Dom: Yes, good question and certainly not here to give advice, but I guess…
Dom: My opinion, from my observation around that I think if we look at this through the evolving model that is real estate and as its transforming itself away from real estate businesses to broader property services businesses and went through that, by that we’re actually changing the lens by which we are looking at the likes of tenants and landlords. We now see them more as clients and we now see them more as clients that we can be delivering into the lifetime needs of those clients across property services more broadly.
I think the opportunity to do that with a bigger captured audience by bolstering out cash flow and or rent rolls and being able to do more transactions with more people will not only continue to see you drive your top-line through revenue as your leveraging more parts of the share of wallet for that client. Above just management fees we’re talking connections, we’re talking adjacencies…
Dean: Adjacencies being other income streams i.e. insurance, i.e. refinancing, those sorts of things which makes perfect sense. Macquarie put on an event last year in May and they had somebody out from the UK and said look here’s 100% of what we make as far as income wise and they’re 450 offices, only 20% is actually the real estate transaction. But without that 20% we wouldn’t have got the other 80% because we gained the trust with that 20%. So, I think that is perfect, we haven’t got the other 80% yet, but people are starting to think about that.

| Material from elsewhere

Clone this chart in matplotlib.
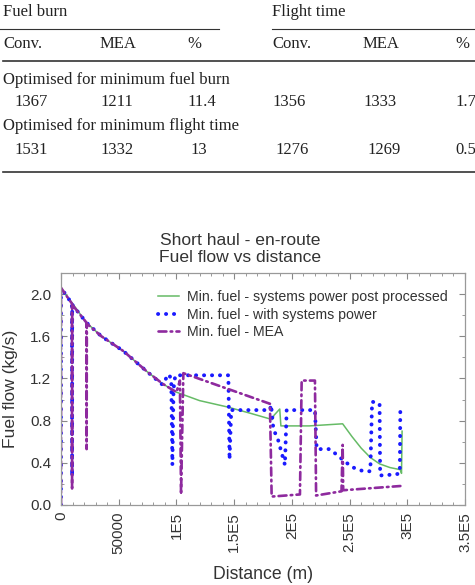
import matplotlib
matplotlib.use('Agg')
import matplotlib.pyplot as plt
from matplotlib.lines import Line2D
from matplotlib.ticker import MultipleLocator, FixedLocator

W, H = 475, 585

# ---- table data ----
group_labels = ['Fuel burn', 'Flight time']
col_labels = ['Conv.', 'MEA', '%', 'Conv.', 'MEA', '%']
section_labels = ['Optimised for minimum fuel burn',
                  'Optimised for minimum flight time']
row_fuel = ['1367', '1211', '11.4', '1356', '1333', '1.7']
row_time = ['1531', '1332', '13', '1276', '1269', '0.5']

# ---- chart data ----
green_x = [0, 5000, 10000, 22000, 35000, 54000, 74000, 88000, 100000, 120000,
           144000, 164000, 183000, 184500, 189500, 190500, 215000, 244000,
           252000, 260000, 268000, 276000, 285000, 294000, 295000, 295500]
green_y = [2.06, 1.98, 1.91, 1.73, 1.60, 1.46, 1.27, 1.15, 1.07, 0.99,
           0.93, 0.87, 0.81, 0.85, 0.91, 0.75, 0.75, 0.77,
           0.65, 0.54, 0.45, 0.39, 0.355, 0.335, 0.30, 0.70]

blue_x = [0, 0, 5000, 9500, 9600, 9700, 22000, 35000, 54000, 74000, 88000,
          93000, 95500, 96500, 97500, 99000, 145000, 146000, 147500, 181000,
          182000, 184000, 188000, 194000, 195500, 220000, 221500, 233000,
          244000, 252000, 262000, 268000, 269500, 276000, 276500, 290000,
          293500, 294000]
blue_y = [0.0, 2.06, 1.98, 1.91, 0.27, 1.90, 1.73, 1.60, 1.46, 1.27, 1.14,
          1.24, 1.20, 0.38, 1.10, 1.23, 1.23, 0.43, 0.90, 0.90,
          0.95, 0.72, 0.62, 0.38, 0.90, 0.90, 0.53, 0.53,
          0.43, 0.36, 0.32, 0.32, 0.98, 0.96, 0.28, 0.29,
          0.30, 0.94]

mea_x = [0, 0, 5000, 9500, 9600, 9700, 22000, 22200, 22400, 35000, 54000,
         74000, 88000, 100000, 103000, 104000, 106000, 181000, 182500, 207000,
         208500, 220000, 221000, 243000, 244000, 244500, 294000]
mea_y = [0.0, 2.06, 1.98, 1.91, 0.14, 1.90, 1.73, 0.53, 1.72, 1.60, 1.46,
         1.27, 1.15, 1.07, 1.18, 0.10, 1.25, 0.96, 0.08, 0.10,
         1.18, 1.18, 0.09, 0.13, 0.57, 0.14, 0.18]

x_ticks = [0, 50000, 100000, 150000, 200000, 250000, 300000, 350000]
x_tick_labels = ['0', '50000', '1E5', '1.5E5', '2E5', '2.5E5', '3E5', '3.5E5']
y_ticks = [0.0, 0.4, 0.8, 1.2, 1.6, 2.0]


def fx(px):
    return px / W


def fy(py):
    return 1 - py / H


fig = plt.figure(figsize=(W / 100, H / 100), dpi=100)

# table drawn straight on the figure
serif = dict(family='Liberation Serif', fontsize=12, color='#222222',
             va='center', ha='left')
fig.text(fx(3), fy(12), group_labels[0], **serif)
fig.text(fx(272), fy(12), group_labels[1], **serif)
col_x = [3, 100, 187, 272, 363, 455]
for x, lab in zip(col_x, col_labels):
    fig.text(fx(x), fy(44), lab, **serif)
fig.text(fx(3), fy(80), section_labels[0], **serif)
fig.text(fx(3), fy(126), section_labels[1], **serif)
num_x = [14, 100, 187, 272, 363, 455]
for x, v in zip(num_x, row_fuel):
    fig.text(fx(x), fy(102), v, **serif)
num_x2 = [14, 100, 190, 275, 367, 455]
for x, v in zip(num_x2, row_time):
    fig.text(fx(x), fy(150), v, **serif)

fig.add_artist(Line2D([fx(0), fx(219)], [fy(28.5), fy(28.5)], color='#333333', lw=0.8))
fig.add_artist(Line2D([fx(272), fx(475)], [fy(28.5), fy(28.5)], color='#333333', lw=0.8))
fig.add_artist(Line2D([fx(3), fx(475)], [fy(60.5), fy(60.5)], color='#333333', lw=1.2))
fig.add_artist(Line2D([fx(3), fx(475)], [fy(172), fy(172)], color='#333333', lw=1.2))

# chart
ax = fig.add_axes([fx(61), fy(505), fx(465) - fx(61), fy(273) - fy(505)])
sans = 'Liberation Sans'

ax.plot(green_x, green_y, color='#66bb66', lw=1.1,
        label='Min. fuel - systems power post processed')
ax.plot(blue_x, blue_y, color='#1a1aff', lw=2.8, linestyle=(0, (0.05, 2.0)),
        dash_capstyle='round', label='Min. fuel - with systems power')
ax.plot(mea_x, mea_y, color='#8e2a9e', lw=1.9, linestyle=(0, (3, 1.6, 0.6, 1.6)),
        dash_capstyle='round', label='Min. fuel - MEA')

ax.set_xlim(0, 350000)
ax.set_ylim(0, 2.2)
ax.xaxis.set_major_locator(FixedLocator(x_ticks))
ax.set_xticklabels(x_tick_labels, rotation=90, fontsize=11, family=sans,
                   color='#333333')
ax.xaxis.set_minor_locator(MultipleLocator(10000))
ax.set_yticks(y_ticks)
ax.set_yticklabels(['%.1f' % v for v in y_ticks], fontsize=11, family=sans,
                   color='#333333')
ax.yaxis.set_minor_locator(MultipleLocator(0.2))
ax.tick_params(which='both', direction='in', top=True, right=True,
               color='#888888')
ax.tick_params(which='major', length=4)
ax.tick_params(axis='y', which='major', pad=7)
ax.tick_params(axis='x', which='major', pad=5)
ax.tick_params(which='minor', length=2)
for s in ax.spines.values():
    s.set_color('#999999')
    s.set_linewidth(0.9)

ax.set_xlabel('Distance (m)', fontsize=12.7, family=sans, color='#333333', labelpad=8)
ax.set_ylabel('Fuel flow (kg/s)', fontsize=12.6, family=sans, color='#333333', labelpad=9)

fig.text(fx(240), fy(249), 'Short haul - en-route\nFuel flow vs distance',
         ha='center', va='center', fontsize=12.6, family=sans, color='#333333',
         linespacing=1.12)

leg = ax.legend(loc='upper right', frameon=False,
                prop={'family': sans, 'size': 10.2}, handlelength=1.45,
                borderaxespad=0.8, labelspacing=0.25, handletextpad=0.6)
for t in leg.get_texts():
    t.set_color('#333333')

fig.savefig('out.png', dpi=100)
plt.close('all')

Dom: Exactly and can’t access the 80% without the 20%. So, the 20% is certainly the core part of your business, what you do now. It’s about superior execution and driving greater profitability and cash flow from that, so I think going out and buying the likes of a rent roll asset to not only bolster cash flow, to do more with more people. But I think as we start to look at what the future of valuation methodology looks like in the space, as well 96% of transactions that we see are based on recurring revenue and recurring revenue solely; not many occasions that the goodwill really comes into effect. Then I think we’ll see valuation methodology build out across multiple recurring revenue streams that sit within a property services business. So not only are you bolstering your top-line, but you’re increasing potentially the valuation of your business and arguably your exit strategy and what your superannuation fund, let’s face it, looks like.
Dean: So there’s another good reason, we’re biased, but there’s another good reason to go out and buy yourself a rent roll.